US Made vs. China Buy
September 4, 2020
American made vs China bought has been a hot topic as of late. With the recent political climate, the trade war and tariffs, more and more importers are looking to move their supply chains home. But is that really in their best interests?
We came across an interesting analysis by Westrom, a company that delivers parts and products from China to US buyers. This evaluation breaks down the differences in costs of American Made vs. Bought in China. I thought this analysis was well done and summarized the main points of it for our readers below:
Key Variables to Compare
To compare US made vs China bought, many reports we saw in the past used just a few key variables, such as first costs, shipping costs, lead time, etc. However, numerous additional factors should be considered for an accurate cost analysis. Westrom provides a comprehensive list of the key cost components to consider for analysis, some of which I’ve included below:
– Direct & indirect materials
– Production scheduling
– Capital asset costs
– Finished goods inventory holding
– Raw materials holding
– Supply chain responsiveness
– Obsolescence and trading position
Why American Made?
There are many benefits of going with American made and Westrom’s study does a great job of illustrating these:
American made products require less management and are less labor-intensive, which is especially important because many businesses don’t have the executive capacity to handle the management burden of outsourcing. It is easier to control major aspects of your supply chain in your home country including quality, logistics, and intellectual property.

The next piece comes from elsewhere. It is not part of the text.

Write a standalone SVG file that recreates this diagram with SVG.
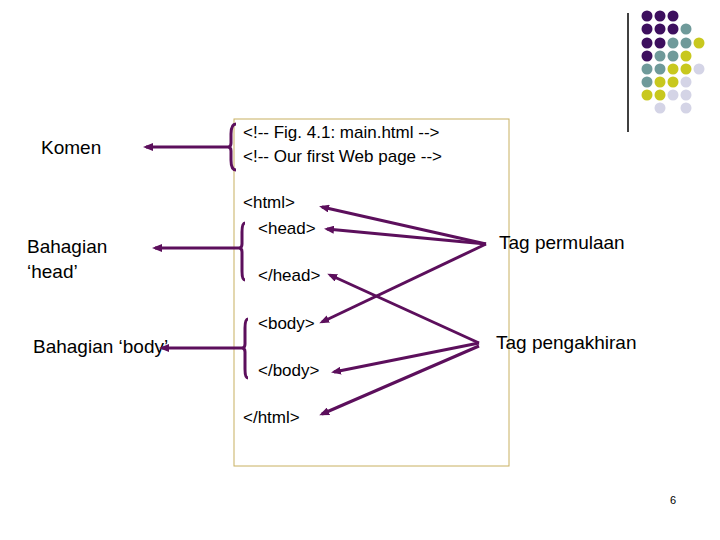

Cost savings on logistics and tariffs also prove beneficial. As well as shorter lead times, leading to diminished need to hold large inventories.
Why China Bought?
However, despite the many benefits of American made, China bought merchandise can be significantly more cost-efficient and require less capital for many products. Westrom’s case study points out that China’s lower labor costs are offset by low productivity but that this, in turn, is offset by lower China CAPEX (Capital Expenditure) which sometimes was 46x less in China than in the USA.
As the article concludes, there are many factors to consider when deciding to either outsource or move your supply chain home. There is no one-size-fits-all answer for all importers.
The sourcing challenge is helped by having a professional, efficient and low-cost support structure in both the US and China to optimize one’s supply chain.